Haul John down the road, stay clear of cars. Walk in mud puddles and ditches, wish you had shoes on. Get back across the street, face neighbor. Remind them that the illegal fire works they set off last month for the 4th sent John into a massive crying jag that lasted twelve hours so the alarms are pay back. Make a mental note to replace new alarm on gate. Get back into the house, notice more smoke coming from the kitchen. Notice open refrigerator door and cat sitting in the crisper eating your personal stash of Hebrew National hot dogs. Say nothing to the cat at least someone will not be asking for food tonight. Still holding John with both hands ask him to stand by you while you try to get you both some water. Turn around from getting John a glass of water and find him eating hot dogs with the cat, eating plastic wrapper and all. Wonder if you should laugh or cry. Turn off the smoking wok, open all the windows turning off alarms as you do, make a mental note to turn them back on.
Sigh really loud and hard. Go lock up back door while John is still snacking. Get shoes from beside the door. Check to make sure John is dry and does not need his pull-ups changed. Put shoes on John, put shoes on you. Tell John we are going to the grocery store for dinner. Leave the front door wide open as you drive off, who cares anyway. Having to unlock and open the door when you get back home will only give John the chance to run.
Get to the grocery store. Smile as John holds your hand and skips with joy into the market. Stand in the frozen food area looking for gluten free, dairy free, yeast free something to eat. Get a couple of Annie’s meals. Run into Mrs. Has-not-got-a-clue-what-your-life-is-like-but-thinks-she-does and strike up a conversation. Smile as she remarks that some days us busy Momma’s just have to pick up convenience foods and she tells you not to feel bad about buying frozen junk from time to time, after all, she is sure you have been busy helping John learn or whatever today. Resist the urge to tell her how many times you have hauled his butt home today, keep smiling, nod, say something nice about her son making all stars again this year.

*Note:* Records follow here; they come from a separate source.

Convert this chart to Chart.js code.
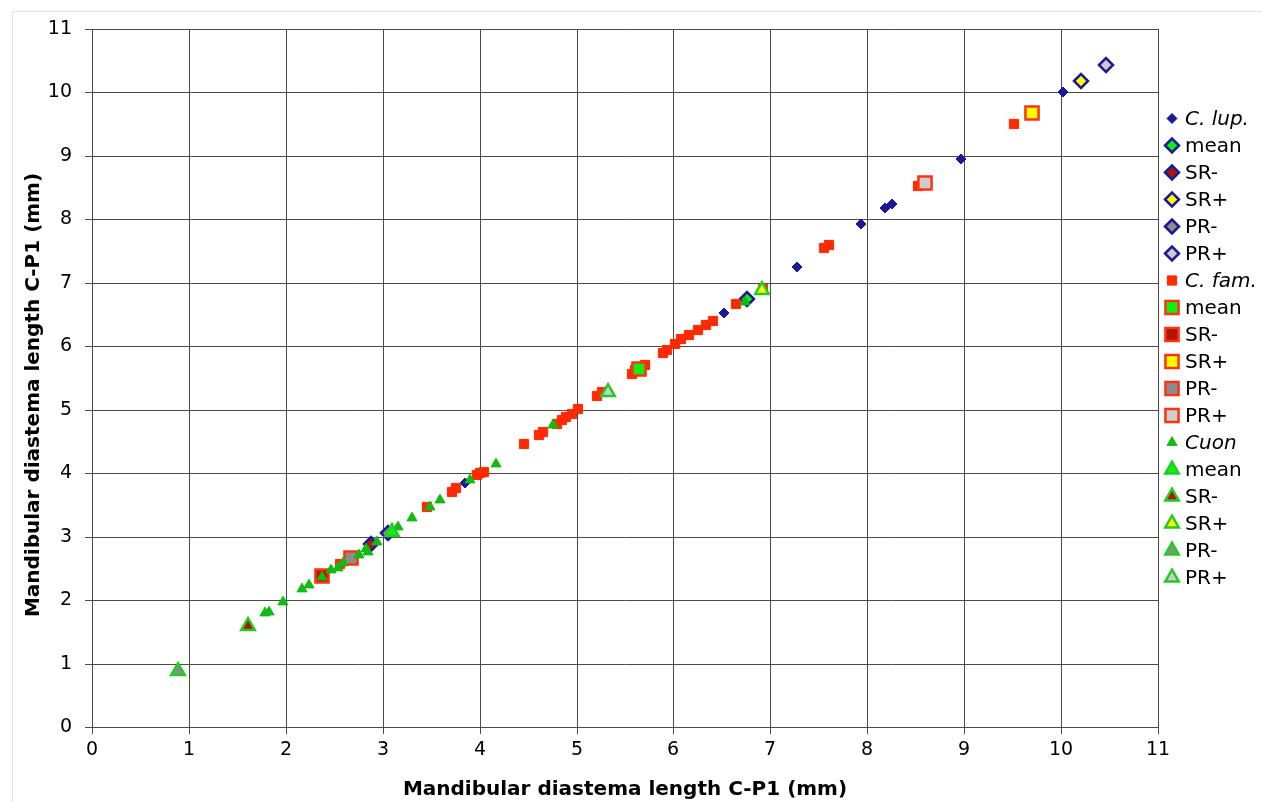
<!DOCTYPE html>
<html>
<head>
<meta charset="utf-8">
<script src="https://cdn.jsdelivr.net/npm/chart.js@4.4.1/dist/chart.umd.min.js"></script>
<style>
  html, body { margin: 0; padding: 0; background: #fff; }
  #wrap { position: relative; width: 1262px; height: 802px; }
</style>
</head>
<body>
<div id="wrap"><canvas id="chart" width="1262" height="802"></canvas></div>
<script>
// axis ticks
const xTicks = [0, 1, 2, 3, 4, 5, 6, 7, 8, 9, 10, 11];
const yTicks = [0, 1, 2, 3, 4, 5, 6, 7, 8, 9, 10, 11];

// stat order: mean, SR-, SR+, PR-, PR+
const statNames = ['mean', 'SR-', 'SR+', 'PR-', 'PR+'];

// C. lupus
const lupX = [3.85, 4.98, 6.52, 7.28, 7.94, 8.18, 8.25, 8.97, 10.02];
const lupY = [3.84, 4.96, 6.52, 7.25, 7.93, 8.18, 8.24, 8.95, 10.01];
const lupStatX = [6.76, 2.88, 10.21, 3.05, 10.46];
const lupStatY = [6.74, 2.89, 10.18, 3.05, 10.43];

// C. familiaris
const famX = [2.56, 3.46, 3.71, 3.76, 3.97, 4.00, 4.04, 4.46, 4.61, 4.65, 4.80, 4.85, 4.89, 4.95, 5.01,
  5.21, 5.26, 5.57, 5.60, 5.71, 5.89, 5.93, 6.02, 6.08, 6.16, 6.25, 6.34, 6.41, 6.65, 6.92, 7.55, 7.60, 8.52, 9.51];
const famY = [2.57, 3.47, 3.71, 3.76, 3.97, 4.00, 4.02, 4.46, 4.60, 4.65, 4.78, 4.84, 4.89, 4.94, 5.01,
  5.21, 5.28, 5.56, 5.62, 5.71, 5.90, 5.94, 6.04, 6.11, 6.18, 6.26, 6.34, 6.40, 6.67, 6.91, 7.55, 7.59, 8.52, 9.50];
const famStatX = [5.64, 2.37, 9.70, 2.67, 8.60];
const famStatY = [5.64, 2.38, 9.68, 2.67, 8.58];

// Cuon
const cuonX = [1.79, 1.83, 1.97, 2.17, 2.24, 2.37, 2.47, 2.54, 2.59, 2.75, 2.83, 2.85, 2.94, 3.16, 3.30,
  3.49, 3.59, 3.90, 4.17, 4.76, 6.74];
const cuonY = [1.79, 1.82, 1.97, 2.17, 2.23, 2.37, 2.47, 2.51, 2.58, 2.71, 2.80, 2.76, 2.92, 3.15, 3.29,
  3.47, 3.58, 3.89, 4.15, 4.76, 6.70];
const cuonStatX = [3.10, 1.61, 6.91, 0.89, 5.32];
const cuonStatY = [3.08, 1.59, 6.89, 0.88, 5.28];

const NAVY = '#1a1a99';
const RED = '#ff2a00';
const GREEN = '#11bb11';
const statFills = ['#11ee11', '#b01500', '#ffff00', '#8c8c8c', '#cdcdcd'];
const FONT = '"DejaVu Sans", Verdana, sans-serif';
const titleText = 'Mandibular diastema length C-P1 (mm)';

function pts(xs, ys) {
  return xs.map((x, i) => ({ x: x, y: ys[i] }));
}

function group(name, xs, ys, sxs, sys, style, color, statBorder, radius, statRadius) {
  const out = [{
    label: name, italic: true,
    data: pts(xs, ys),
    pointStyle: style, pointRadius: radius,
    pointBackgroundColor: color, pointBorderColor: color, pointBorderWidth: 1
  }];
  statNames.forEach((s, i) => {
    out.push({
      label: s, italic: false,
      data: [{ x: sxs[i], y: sys[i] }],
      pointStyle: style, pointRadius: statRadius,
      pointBackgroundColor: statFills[i], pointBorderColor: statBorder, pointBorderWidth: 2.5
    });
  });
  return out;
}

const datasets = [].concat(
  group('C. lup.', lupX, lupY, lupStatX, lupStatY, 'rectRot', NAVY, NAVY, 5, 7),
  group('C. fam.', famX, famY, famStatX, famStatY, 'rect', RED, '#ff3311', 6.5, 9.3),
  group('Cuon', cuonX, cuonY, cuonStatX, cuonStatY, 'triangle', GREEN, '#22cc22', 5.8, 7.8)
);
// later series are drawn on top
datasets.forEach((d, i) => {
  d.order = datasets.length - i;
  d.showLine = false;
  d.pointHoverRadius = d.pointRadius;
});

const legendPlugin = {
  id: 'sideLegend',
  beforeDraw(chart) {
    const ctx = chart.ctx;
    ctx.save();
    ctx.fillStyle = '#fff';
    ctx.fillRect(0, 0, chart.width, chart.height);
    ctx.strokeStyle = '#e2e2e2';
    ctx.lineWidth = 1;
    ctx.beginPath();
    ctx.moveTo(12.5, chart.height);
    ctx.lineTo(12.5, 11.5);
    ctx.lineTo(chart.width, 11.5);
    ctx.stroke();
    ctx.restore();
  },
  afterDraw(chart) {
    const ctx = chart.ctx;
    const drawPoint = Chart.helpers.drawPoint;
    chart.data.datasets.forEach((d, i) => {
      const y = 118.5 + i * 27;
      ctx.save();
      ctx.fillStyle = d.pointBackgroundColor;
      ctx.strokeStyle = d.pointBorderColor;
      ctx.lineWidth = d.pointBorderWidth;
      drawPoint(ctx, { pointStyle: d.pointStyle, radius: d.pointRadius, rotation: 0, borderWidth: d.pointBorderWidth }, 1172, y);
      ctx.fillStyle = '#000';
      ctx.font = (d.italic ? 'italic ' : '') + '20px ' + FONT;
      ctx.textBaseline = 'middle';
      ctx.textAlign = 'left';
      ctx.fillText(d.label, 1185, y + 1);
      ctx.restore();
    });

    // y axis title, placed a bit below the plot centre like the original
    ctx.save();
    ctx.translate(34, 395);
    ctx.rotate(-Math.PI / 2);
    ctx.fillStyle = '#000';
    ctx.font = 'bold 20px ' + FONT;
    ctx.textAlign = 'center';
    ctx.textBaseline = 'middle';
    ctx.fillText(titleText, 0, 0);
    ctx.restore();
  }
};

const tickFont = { family: FONT, size: 19 };
const titleFont = { family: FONT, size: 20, weight: 'bold' };

new Chart(document.getElementById('chart').getContext('2d'), {
  type: 'scatter',
  data: { datasets: datasets },
  options: {
    responsive: false,
    animation: false,
    devicePixelRatio: 1,
    layout: { padding: { left: 0, right: 104, top: 29, bottom: 0 } },
    plugins: { legend: { display: false }, tooltip: { enabled: false } },
    scales: {
      x: {
        type: 'linear', min: 0, max: 11,
        alignToPixels: true,
        afterBuildTicks: s => { s.ticks = xTicks.map(v => ({ value: v })); },
        ticks: { color: '#000', font: tickFont, padding: 5, maxRotation: 0 },
        grid: { color: '#4a4a4a', lineWidth: 1, tickLength: 7 },
        border: { color: '#4a4a4a' },
        title: { display: true, text: titleText, color: '#000', font: titleFont, padding: { top: 0, bottom: 0 } },
        afterFit: s => { s.height = 75; }
      },
      y: {
        type: 'linear', min: 0, max: 11,
        alignToPixels: true,
        afterBuildTicks: s => { s.ticks = yTicks.map(v => ({ value: v })); },
        ticks: { color: '#000', font: tickFont, padding: 13 },
        grid: { color: '#4a4a4a', lineWidth: 1, tickLength: 7 },
        border: { color: '#4a4a4a' },
        title: { display: false },
        afterFit: s => { s.width = 92; }
      }
    }
  },
  plugins: [legendPlugin]
});
</script>
</body>
</html>
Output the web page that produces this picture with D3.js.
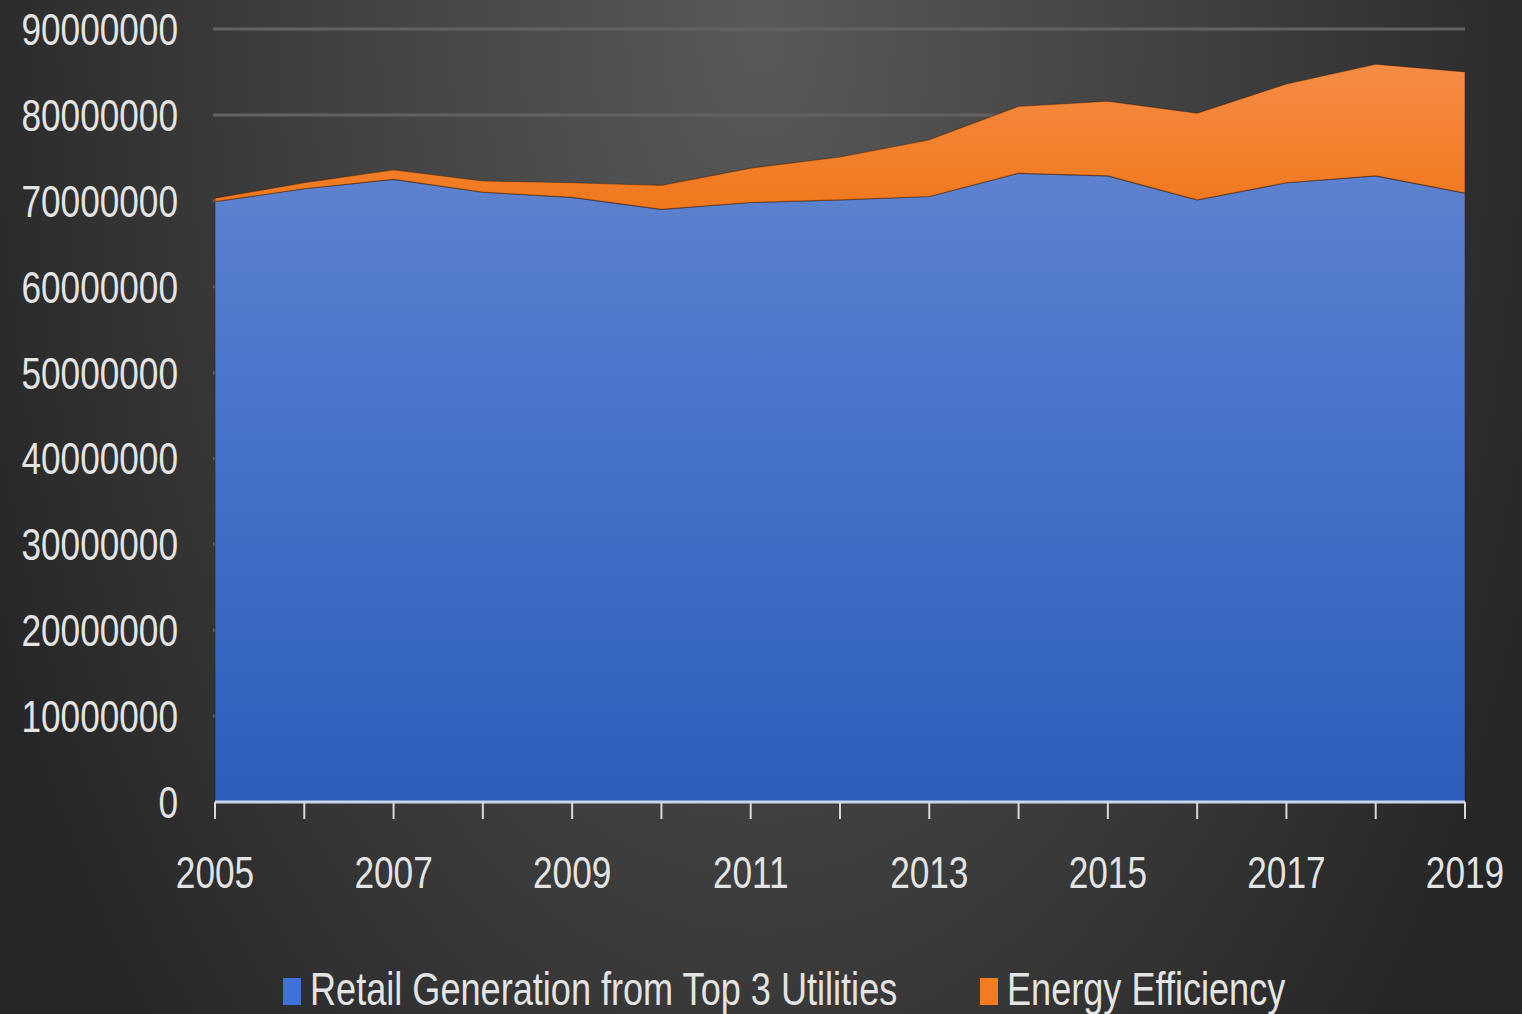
<!DOCTYPE html>
<html>
<head>
<meta charset="utf-8">
<script src="https://cdn.jsdelivr.net/npm/d3@7"></script>
<style>
  html, body { margin: 0; padding: 0; background: #2a2a2a; }
  svg { display: block; }
  text { font-family: "Liberation Sans", Arial, sans-serif; fill: #e4e4e4; }
</style>
</head>
<body>
<svg id="chart" width="1522" height="1014"></svg>
<script>
// data
const years = [2005, 2006, 2007, 2008, 2009, 2010, 2011, 2012, 2013, 2014, 2015, 2016, 2017, 2018, 2019]
const retail = [69900000, 71400000, 72500000, 71000000, 70400000, 69000000, 69800000, 70100000, 70500000, 73200000, 72900000, 70100000, 72100000, 72900000, 70900000]
const efficiency = [400000, 700000, 1100000, 1300000, 1700000, 2800000, 4000000, 5000000, 6600000, 7800000, 8700000, 10100000, 11500000, 13000000, 14100000]
const seriesNames = ["Retail Generation from Top 3 Utilities", "Energy Efficiency"]
const yTicks = [0, 10000000, 20000000, 30000000, 40000000, 50000000, 60000000, 70000000, 80000000, 90000000]
const xLabels = [2005, 2007, 2009, 2011, 2013, 2015, 2017, 2019]

const width = 1522, height = 1014
const margin = {top: 29, left: 215, right: 57, bottom: 212}
const squeeze = 0.8  // narrow look of the original font

const svg = d3.select("#chart")
const defs = svg.append("defs")

// background
let bg = defs.append("radialGradient")
    .attr("id", "bg")
    .attr("gradientUnits", "userSpaceOnUse")
    .attr("cx", 760).attr("cy", 30).attr("r", 1000)
    .attr("gradientTransform", "translate(760,30) scale(0.85,1.5) translate(-760,-30)")
bg.append("stop").attr("offset", "0%").attr("stop-color", "#595959")
bg.append("stop").attr("offset", "50%").attr("stop-color", "#414141")
bg.append("stop").attr("offset", "100%").attr("stop-color", "#262626")

let blueGrad = defs.append("linearGradient")
    .attr("id", "blueGrad").attr("x1", 0).attr("y1", 0).attr("x2", 0).attr("y2", 1)
blueGrad.append("stop").attr("offset", "0%").attr("stop-color", "#5d82cf")
blueGrad.append("stop").attr("offset", "50%").attr("stop-color", "#4370c8")
blueGrad.append("stop").attr("offset", "100%").attr("stop-color", "#2d5ebd")

let orangeGrad = defs.append("linearGradient")
    .attr("id", "orangeGrad").attr("x1", 0).attr("y1", 0).attr("x2", 0).attr("y2", 1)
orangeGrad.append("stop").attr("offset", "0%").attr("stop-color", "#f68c45")
orangeGrad.append("stop").attr("offset", "100%").attr("stop-color", "#f0781c")

svg.append("rect")
    .attr("width", width).attr("height", height)
    .attr("fill", "url(#bg)")

let x = d3.scaleLinear()
    .domain([years[0], years[years.length - 1]])
    .range([margin.left, width - margin.right])
let y = d3.scaleLinear()
    .domain([0, 90000000])
    .range([height - margin.bottom, margin.top])

// gridlines
svg.append("g")
    .selectAll("line")
    .data(yTicks.slice(1))
    .join("line")
    .attr("x1", x.range()[0] - 2)
    .attr("x2", x.range()[1])
    .attr("y1", d => y(d))
    .attr("y2", d => y(d))
    .attr("stroke", "#626262")
    .attr("stroke-width", 3)

let table = years.map((yr, i) => ({year: yr, retail: retail[i], efficiency: efficiency[i]}))
let stack = d3.stack().keys(["retail", "efficiency"])
let layers = stack(table)

let area = d3.area()
    .x(d => x(d.data.year))
    .y0(d => y(d[0]))
    .y1(d => y(d[1]))

const fills = ["url(#blueGrad)", "url(#orangeGrad)"]
const swatch = ["#3f72d6", "#f37b22"]

svg.append("g")
    .selectAll("path")
    .data(layers)
    .join("path")
    .attr("d", area)
    .attr("fill", (d, i) => fills[i])
    .attr("stroke", "rgba(60,30,10,0.45)")
    .attr("stroke-width", 1.2)
    .attr("stroke-linejoin", "round")

// x axis
let gx = svg.append("g")
gx.append("line")
    .attr("x1", x.range()[0]).attr("x2", x.range()[1])
    .attr("y1", y(0)).attr("y2", y(0))
    .attr("stroke", "#c9d5ec")
    .attr("stroke-width", 3)
gx.selectAll(".tick")
    .data(years)
    .join("line")
    .attr("class", "tick")
    .attr("x1", d => x(d)).attr("x2", d => x(d))
    .attr("y1", y(0)).attr("y2", y(0) + 17)
    .attr("stroke", "#d8d8d8")
    .attr("stroke-width", 2)
gx.selectAll("text")
    .data(xLabels)
    .join("text")
    .attr("transform", d => `translate(${x(d)},${y(0) + 86}) scale(${squeeze},1)`)
    .attr("text-anchor", "middle")
    .attr("font-size", 44)
    .text(d => d)

// y axis labels
svg.append("g")
    .selectAll("text")
    .data(yTicks)
    .join("text")
    .attr("transform", d => `translate(178,${y(d) + 16}) scale(${squeeze},1)`)
    .attr("text-anchor", "end")
    .attr("font-size", 44)
    .text(d => d)

// legend
const legendX = [283, 980]
let legend = svg.append("g")
    .selectAll("g")
    .data(seriesNames)
    .join("g")
    .attr("transform", (d, i) => `translate(${legendX[i]},0)`)
legend.append("rect")
    .attr("x", 0).attr("y", 978)
    .attr("width", 18).attr("height", 27)
    .attr("fill", (d, i) => swatch[i])
legend.append("text")
    .attr("transform", `translate(27,1005) scale(0.785,1)`)
    .attr("font-size", 46)
    .text(d => d)
</script>
</body>
</html>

Walk the store until a check out is open with no waiting. Toss two frozen boxes at cashier, toss a 10 at her and tell her the change is a tip, grab up meals and you run after John who has made it pass the automatic doors. Find John banging on the coke machine. Tell him you have no money for a coke, which is fact as your money is still inside with the cashier who is busy telling everyone she got a tip. Think in your head how you would like to give her a tip, a tip that vaccines damage brains. See example the running boy of Amory.
Remove John’s hands from the coke machine. March him back toward the car. Open car door, buckle him in. drive home. Smile a little evil smile at neighbor as you get out of your car. Pray that a frog jumps into her pitcher of sweet tea, no really do it. Smile as you picture what it would be like. Take John in, place meals in oven, turn it on and find John resting quietly on the couch. Fall madly in love with this child all over again, so you go to tousle his hair and snuggle by him. Notice how nice is it when he is still and quite and suddenly he vomits on you. That plastic hot dog paper, oh well at least it’s up.
Answer ringing phone as you get towel to clean up John. Speak to spouse who wants to know what is for dinner. Tell them fried nerves and hang up. Wait for them to call back. They do not. Answer the front door. Find the smiling pizza boy standing there telling you there is no charge, someone named help for you called in a pizza and paid via credit card and ask for it to be delivered. Thank the pizza boy. Take the box to the table and find a gluten free cheese free pizza, smile, becuase no matter how bad it is, he gets it. Make a mental note to reward spouse the next time he is home.
Turn on the alarms on all doors and windows, sit on the couch with John and eat pizza, let Annie’s meal burn in the oven, don’t care. Wonder what else can be done with that left over rice. Smile and breath. Life is good. It’s now dark and you have made it another day, can anyone ask for more? No, I think not.